### DO THIS
Write the data out again exactly, with no pictures.
[start of DATASET CONTENT]
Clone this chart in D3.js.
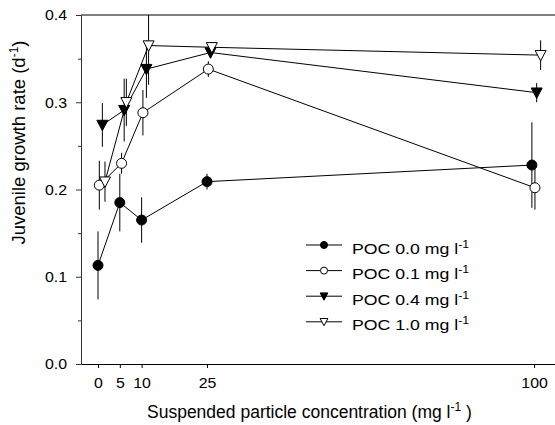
<!DOCTYPE html>
<html>
<head>
<meta charset="utf-8">
<script src="https://cdn.jsdelivr.net/npm/d3@7"></script>
<style>
  body { margin: 0; background: #fff; }
  svg { display: block; font-family: "Liberation Sans", Arial, sans-serif; }
</style>
</head>
<body>
<svg id="chart" width="555" height="425"></svg>
<script>
// ---- data ----
const xTickValues = [0, 5, 10, 25, 100];
const yTickValues = [0.0, 0.1, 0.2, 0.3, 0.4];
const yMinorTicks = [0.05, 0.15, 0.25, 0.35];

const seriesNames = ["POC 0.0 mg l", "POC 0.1 mg l", "POC 0.4 mg l", "POC 1.0 mg l"];
const seriesSymbols = ["circleFilled", "circleOpen", "triFilled", "triOpen"];

const x00 = [0, 5, 10, 25, 99.5];
const y00 = [0.113, 0.185, 0.165, 0.209, 0.228];
const e00 = [0.039, 0.033, 0.026, 0.009, 0.049];

const x01 = [0.3, 5.4, 10.3, 25.3, 100.2];
const y01 = [0.205, 0.230, 0.288, 0.338, 0.202];
const e01 = [0.028, 0.012, 0.026, 0.009, 0.025];

const x04 = [1.0, 6.0, 11.1, 25.8, 100.6];
const y04 = [0.274, 0.291, 0.338, 0.357, 0.311];
const e04 = [0.025, 0.036, 0.033, 0.005, 0.011];

const x10 = [1.6, 6.5, 11.6, 26.1, 101.5];
const y10 = [0.209, 0.300, 0.365, 0.363, 0.354];
const e10 = [0.023, 0.027, 0.045, 0.006, 0.017];

const seriesX = [x00, x01, x04, x10];
const seriesY = [y00, y01, y04, y10];
const seriesE = [e00, e01, e04, e10];

// ---- layout ----
const svg = d3.select("#chart");
const x = d3.scaleLinear().domain([-3.9, 104.8]).range([81, 555]);
const y = d3.scaleLinear().domain([0, 0.4]).range([364, 15]);
const tickStretch = 1.06, textStretch = 1.18;

// axes
const yAxis = d3.axisLeft(y).tickValues(yTickValues).tickFormat(d3.format(".1f")).tickSize(5).tickPadding(9).tickSizeOuter(0);
const gy = svg.append("g").attr("transform", "translate(81,0)").call(yAxis);
gy.selectAll(".tick text").style("font-size", "15px").attr("fill", "#000")
  .attr("x", -14 / tickStretch).attr("transform", `scale(${tickStretch},1)`);
gy.select(".domain").attr("stroke", "#333");
gy.selectAll(".tick line").attr("stroke", "#333");
svg.append("g").attr("transform", "translate(81,0)")
  .call(d3.axisLeft(y).tickValues(yMinorTicks).tickSize(3).tickFormat("").tickSizeOuter(0))
  .call(g => g.select(".domain").remove())
  .selectAll(".tick line").attr("stroke", "#333");

const xAxis = d3.axisBottom(x).tickValues(xTickValues).tickSize(4).tickPadding(9).tickSizeOuter(0);
const gx = svg.append("g").attr("transform", "translate(0,364)").call(xAxis);
gx.selectAll(".tick text").style("font-size", "15px").attr("fill", "#000")
  .attr("transform", `scale(${tickStretch},1)`);

// top frame line
svg.append("line").attr("x1", x.range()[0]).attr("x2", x.range()[1])
  .attr("y1", y(0.4)).attr("y2", y(0.4)).attr("stroke", "#000");

// axis titles
const yt = svg.append("text")
  .attr("transform", `translate(25,142.5) rotate(-90)`)
  .attr("text-anchor", "middle").style("font-size", "18.5px");
yt.append("tspan").text("Juvenile growth rate (d");
yt.append("tspan").attr("dy", -7).style("font-size", "12px").text("-1");
yt.append("tspan").attr("dy", 7).text(")");

const xt = svg.append("text").attr("x", 147).attr("y", 418).style("font-size", "17.5px");
xt.append("tspan").text("Suspended particle concentration (mg l");
xt.append("tspan").attr("dy", -7).style("font-size", "12px").text("-1");
xt.append("tspan").attr("dy", 7).text(" )");

// ---- series ----
function drawSymbol(g, type, cx, cy, s) {
  if (type.startsWith("circle")) {
    g.append("circle").attr("cx", cx).attr("cy", cy).attr("r", 5 * s)
      .attr("fill", type === "circleFilled" ? "#000" : "#fff").attr("stroke", "#000").attr("stroke-width", 1);
  } else {
    const w = 5.5 * s, h = 5.5 * s;
    g.append("path")
      .attr("d", `M${cx - w},${cy - h * 0.85}L${cx + w},${cy - h * 0.85}L${cx},${cy + h * 1.05}Z`)
      .attr("fill", type === "triFilled" ? "#000" : "#fff").attr("stroke", "#000").attr("stroke-width", 1);
  }
}

const line = d3.line().x(d => x(d.x)).y(d => y(d.y));
const plot = svg.append("g");
const seriesData = seriesX.map((xs, i) => xs.map((v, j) => ({ x: v, y: seriesY[i][j], e: seriesE[i][j] })));

seriesData.forEach(data => {
  plot.append("path").datum(data).attr("d", line).attr("fill", "none").attr("stroke", "#000").attr("stroke-width", 1);
});
seriesData.forEach(data => {
  data.forEach(d => {
    plot.append("line").attr("x1", x(d.x)).attr("x2", x(d.x))
      .attr("y1", y(Math.min(0.4, d.y + d.e))).attr("y2", y(Math.max(0, d.y - d.e)))
      .attr("stroke", "#000").attr("stroke-width", 1);
  });
});
seriesData.forEach((data, i) => {
  data.forEach(d => drawSymbol(plot, seriesSymbols[i], x(d.x), y(d.y), 1));
});

// ---- legend ----
const legend = svg.append("g");
seriesNames.forEach((name, i) => {
  const ly = 245 + i * 25.6;
  legend.append("line").attr("x1", 306).attr("x2", 342).attr("y1", ly).attr("y2", ly).attr("stroke", "#000");
  drawSymbol(legend, seriesSymbols[i], 324, ly, 0.7);
  const t = legend.append("g").attr("transform", `translate(352,${ly + 8.5}) scale(${textStretch},1)`)
    .append("text").style("font-size", "15px");
  t.append("tspan").text(name);
  t.append("tspan").attr("dy", -6).style("font-size", "10.5px").text("-1");
});
</script>
</body>
</html>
[end of DATASET CONTENT]
### COMPLETE RESPONSE
Clone this chart in D3.js.
<!DOCTYPE html>
<html>
<head>
<meta charset="utf-8">
<script src="https://cdn.jsdelivr.net/npm/d3@7"></script>
<style>
  body { margin: 0; background: #fff; }
  svg { display: block; font-family: "Liberation Sans", Arial, sans-serif; }
</style>
</head>
<body>
<svg id="chart" width="555" height="425"></svg>
<script>
// ---- data ----
const xTickValues = [0, 5, 10, 25, 100];
const yTickValues = [0.0, 0.1, 0.2, 0.3, 0.4];
const yMinorTicks = [0.05, 0.15, 0.25, 0.35];

const seriesNames = ["POC 0.0 mg l", "POC 0.1 mg l", "POC 0.4 mg l", "POC 1.0 mg l"];
const seriesSymbols = ["circleFilled", "circleOpen", "triFilled", "triOpen"];

const x00 = [0, 5, 10, 25, 99.5];
const y00 = [0.113, 0.185, 0.165, 0.209, 0.228];
const e00 = [0.039, 0.033, 0.026, 0.009, 0.049];

const x01 = [0.3, 5.4, 10.3, 25.3, 100.2];
const y01 = [0.205, 0.230, 0.288, 0.338, 0.202];
const e01 = [0.028, 0.012, 0.026, 0.009, 0.025];

const x04 = [1.0, 6.0, 11.1, 25.8, 100.6];
const y04 = [0.274, 0.291, 0.338, 0.357, 0.311];
const e04 = [0.025, 0.036, 0.033, 0.005, 0.011];

const x10 = [1.6, 6.5, 11.6, 26.1, 101.5];
const y10 = [0.209, 0.300, 0.365, 0.363, 0.354];
const e10 = [0.023, 0.027, 0.045, 0.006, 0.017];

const seriesX = [x00, x01, x04, x10];
const seriesY = [y00, y01, y04, y10];
const seriesE = [e00, e01, e04, e10];

// ---- layout ----
const svg = d3.select("#chart");
const x = d3.scaleLinear().domain([-3.9, 104.8]).range([81, 555]);
const y = d3.scaleLinear().domain([0, 0.4]).range([364, 15]);
const tickStretch = 1.06, textStretch = 1.18;

// axes
const yAxis = d3.axisLeft(y).tickValues(yTickValues).tickFormat(d3.format(".1f")).tickSize(5).tickPadding(9).tickSizeOuter(0);
const gy = svg.append("g").attr("transform", "translate(81,0)").call(yAxis);
gy.selectAll(".tick text").style("font-size", "15px").attr("fill", "#000")
  .attr("x", -14 / tickStretch).attr("transform", `scale(${tickStretch},1)`);
gy.select(".domain").attr("stroke", "#333");
gy.selectAll(".tick line").attr("stroke", "#333");
svg.append("g").attr("transform", "translate(81,0)")
  .call(d3.axisLeft(y).tickValues(yMinorTicks).tickSize(3).tickFormat("").tickSizeOuter(0))
  .call(g => g.select(".domain").remove())
  .selectAll(".tick line").attr("stroke", "#333");

const xAxis = d3.axisBottom(x).tickValues(xTickValues).tickSize(4).tickPadding(9).tickSizeOuter(0);
const gx = svg.append("g").attr("transform", "translate(0,364)").call(xAxis);
gx.selectAll(".tick text").style("font-size", "15px").attr("fill", "#000")
  .attr("transform", `scale(${tickStretch},1)`);

// top frame line
svg.append("line").attr("x1", x.range()[0]).attr("x2", x.range()[1])
  .attr("y1", y(0.4)).attr("y2", y(0.4)).attr("stroke", "#000");

// axis titles
const yt = svg.append("text")
  .attr("transform", `translate(25,142.5) rotate(-90)`)
  .attr("text-anchor", "middle").style("font-size", "18.5px");
yt.append("tspan").text("Juvenile growth rate (d");
yt.append("tspan").attr("dy", -7).style("font-size", "12px").text("-1");
yt.append("tspan").attr("dy", 7).text(")");

const xt = svg.append("text").attr("x", 147).attr("y", 418).style("font-size", "17.5px");
xt.append("tspan").text("Suspended particle concentration (mg l");
xt.append("tspan").attr("dy", -7).style("font-size", "12px").text("-1");
xt.append("tspan").attr("dy", 7).text(" )");

// ---- series ----
function drawSymbol(g, type, cx, cy, s) {
  if (type.startsWith("circle")) {
    g.append("circle").attr("cx", cx).attr("cy", cy).attr("r", 5 * s)
      .attr("fill", type === "circleFilled" ? "#000" : "#fff").attr("stroke", "#000").attr("stroke-width", 1);
  } else {
    const w = 5.5 * s, h = 5.5 * s;
    g.append("path")
      .attr("d", `M${cx - w},${cy - h * 0.85}L${cx + w},${cy - h * 0.85}L${cx},${cy + h * 1.05}Z`)
      .attr("fill", type === "triFilled" ? "#000" : "#fff").attr("stroke", "#000").attr("stroke-width", 1);
  }
}

const line = d3.line().x(d => x(d.x)).y(d => y(d.y));
const plot = svg.append("g");
const seriesData = seriesX.map((xs, i) => xs.map((v, j) => ({ x: v, y: seriesY[i][j], e: seriesE[i][j] })));

seriesData.forEach(data => {
  plot.append("path").datum(data).attr("d", line).attr("fill", "none").attr("stroke", "#000").attr("stroke-width", 1);
});
seriesData.forEach(data => {
  data.forEach(d => {
    plot.append("line").attr("x1", x(d.x)).attr("x2", x(d.x))
      .attr("y1", y(Math.min(0.4, d.y + d.e))).attr("y2", y(Math.max(0, d.y - d.e)))
      .attr("stroke", "#000").attr("stroke-width", 1);
  });
});
seriesData.forEach((data, i) => {
  data.forEach(d => drawSymbol(plot, seriesSymbols[i], x(d.x), y(d.y), 1));
});

// ---- legend ----
const legend = svg.append("g");
seriesNames.forEach((name, i) => {
  const ly = 245 + i * 25.6;
  legend.append("line").attr("x1", 306).attr("x2", 342).attr("y1", ly).attr("y2", ly).attr("stroke", "#000");
  drawSymbol(legend, seriesSymbols[i], 324, ly, 0.7);
  const t = legend.append("g").attr("transform", `translate(352,${ly + 8.5}) scale(${textStretch},1)`)
    .append("text").style("font-size", "15px");
  t.append("tspan").text(name);
  t.append("tspan").attr("dy", -6).style("font-size", "10.5px").text("-1");
});
</script>
</body>
</html>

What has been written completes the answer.